In case you feel a need for more specifics however, He goes on.  “Do not let any unwholesome talk [insert post, text, tweet, etc.] come out of your mouths [fingers, phone, computer…], but only what is helpful for building others up, according to their needs, that it may benefit those who listen” (Ephesians 4:29).  How would it change our world if the standard that we held each other accountable to in all our various means of communication was that one—that all communication must be helpful for building people up, according to their needs?  There would be no bullying.  No gossip.  No meanness.  Communication would encourage and support and edify all who heard it.  How different would that be?!

Look at the difference between Julian and Jesus, and the fruits of their communications.  Julian exposed, Jesus covered over.  Julian endangered, Jesus protected.  Julian brought the data forth and called it truth.  Jesus brought the truth forth in a way that defied and superseded the data.  Julian valued communication itself.  Jesus valued people’s lives.  Julian used people as a means to the end (free speech, uncensored, fully transparent).  For Jesus, the people were the end, not the means.  Julian used communication to convey the facts.  Jesus used communication to convey His love—and He would ask us to do the same.

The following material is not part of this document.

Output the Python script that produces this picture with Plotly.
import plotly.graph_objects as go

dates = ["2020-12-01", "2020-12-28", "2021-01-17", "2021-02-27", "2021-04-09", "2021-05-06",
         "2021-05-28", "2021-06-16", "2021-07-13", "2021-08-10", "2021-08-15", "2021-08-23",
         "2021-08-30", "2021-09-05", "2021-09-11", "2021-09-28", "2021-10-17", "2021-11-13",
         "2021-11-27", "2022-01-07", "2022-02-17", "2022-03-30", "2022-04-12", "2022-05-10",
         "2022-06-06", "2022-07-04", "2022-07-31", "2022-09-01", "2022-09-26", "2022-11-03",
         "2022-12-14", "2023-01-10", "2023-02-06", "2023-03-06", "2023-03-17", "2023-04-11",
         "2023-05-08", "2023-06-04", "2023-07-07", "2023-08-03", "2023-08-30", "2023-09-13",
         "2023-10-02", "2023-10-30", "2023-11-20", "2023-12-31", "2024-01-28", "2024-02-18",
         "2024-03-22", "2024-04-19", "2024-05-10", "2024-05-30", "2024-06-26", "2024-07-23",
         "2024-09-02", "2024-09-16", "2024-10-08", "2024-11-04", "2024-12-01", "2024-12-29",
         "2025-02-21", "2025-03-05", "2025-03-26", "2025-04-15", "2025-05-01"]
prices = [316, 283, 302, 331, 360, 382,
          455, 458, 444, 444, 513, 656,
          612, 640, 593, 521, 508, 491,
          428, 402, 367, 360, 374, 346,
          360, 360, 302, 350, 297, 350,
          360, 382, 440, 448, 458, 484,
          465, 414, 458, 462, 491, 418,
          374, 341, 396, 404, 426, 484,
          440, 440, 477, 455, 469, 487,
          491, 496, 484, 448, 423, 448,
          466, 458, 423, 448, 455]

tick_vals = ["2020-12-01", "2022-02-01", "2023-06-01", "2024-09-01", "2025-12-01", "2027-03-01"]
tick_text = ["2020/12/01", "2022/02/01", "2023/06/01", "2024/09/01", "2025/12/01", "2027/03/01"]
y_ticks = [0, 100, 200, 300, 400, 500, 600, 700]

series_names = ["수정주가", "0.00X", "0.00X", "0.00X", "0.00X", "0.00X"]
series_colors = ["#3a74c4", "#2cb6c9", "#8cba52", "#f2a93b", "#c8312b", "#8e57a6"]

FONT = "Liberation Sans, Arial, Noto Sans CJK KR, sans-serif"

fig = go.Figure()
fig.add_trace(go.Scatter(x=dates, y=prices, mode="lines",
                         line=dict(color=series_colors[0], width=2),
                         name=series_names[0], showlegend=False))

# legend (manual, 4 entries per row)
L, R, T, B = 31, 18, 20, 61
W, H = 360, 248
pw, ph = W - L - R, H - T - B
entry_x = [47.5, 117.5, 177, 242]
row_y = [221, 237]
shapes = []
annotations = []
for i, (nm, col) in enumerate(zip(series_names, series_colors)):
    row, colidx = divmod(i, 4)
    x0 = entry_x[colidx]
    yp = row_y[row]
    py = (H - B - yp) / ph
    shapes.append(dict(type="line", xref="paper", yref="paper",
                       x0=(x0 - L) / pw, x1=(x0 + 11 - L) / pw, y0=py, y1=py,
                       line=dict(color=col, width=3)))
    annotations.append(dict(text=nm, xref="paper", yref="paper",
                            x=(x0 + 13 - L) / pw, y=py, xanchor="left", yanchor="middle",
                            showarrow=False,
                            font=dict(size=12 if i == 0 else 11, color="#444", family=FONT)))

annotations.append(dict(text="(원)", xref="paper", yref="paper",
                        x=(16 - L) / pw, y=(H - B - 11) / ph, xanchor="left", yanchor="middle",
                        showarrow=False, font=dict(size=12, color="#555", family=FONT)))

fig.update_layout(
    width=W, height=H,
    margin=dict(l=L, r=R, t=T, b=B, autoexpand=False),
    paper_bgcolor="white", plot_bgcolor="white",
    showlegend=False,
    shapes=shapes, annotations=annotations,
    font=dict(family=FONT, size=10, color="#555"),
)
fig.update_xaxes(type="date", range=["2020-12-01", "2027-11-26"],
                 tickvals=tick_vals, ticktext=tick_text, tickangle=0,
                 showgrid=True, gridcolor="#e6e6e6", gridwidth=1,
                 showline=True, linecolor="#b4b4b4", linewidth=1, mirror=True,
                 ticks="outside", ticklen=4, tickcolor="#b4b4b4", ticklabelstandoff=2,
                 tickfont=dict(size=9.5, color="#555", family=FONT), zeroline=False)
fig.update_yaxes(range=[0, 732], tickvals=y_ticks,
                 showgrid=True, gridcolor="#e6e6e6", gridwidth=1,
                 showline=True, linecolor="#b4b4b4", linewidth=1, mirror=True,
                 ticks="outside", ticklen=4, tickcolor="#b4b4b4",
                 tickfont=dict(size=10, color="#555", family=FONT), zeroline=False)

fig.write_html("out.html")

  • What are your personal standards for communication?
  • Do your standards vary based on the method of communication? Why or why not?
  • What communication standards do you think Julian Assange held himself accountable to?  Were those good standards, or bad standards?  Why?
  • How would you apply Jesus’ standards to WikiLeaks?  (“Do unto others…” and “let no unwholesome word come out of your mouth but only what is helpful for building up others according to their needs”?)
  • Can you think of any other of Jesus’ principles that might apply to how we communicate with each other?
  • Can you think of any higher standards than those set by Jesus when it comes to communication?
  • How would communication change in your personal life if you and those around you applied those same principles?
  • What are some simple (do-able) steps you can take to start holding yourself accountable to the standards Jesus set for communication?  Is there a way you can inspire others to do the same?  Could you even possibly begin to change the culture of communication in your circles?  How so?!


By Stacey Tuttle

[1] I am fully aware that this is a ridiculous understatement.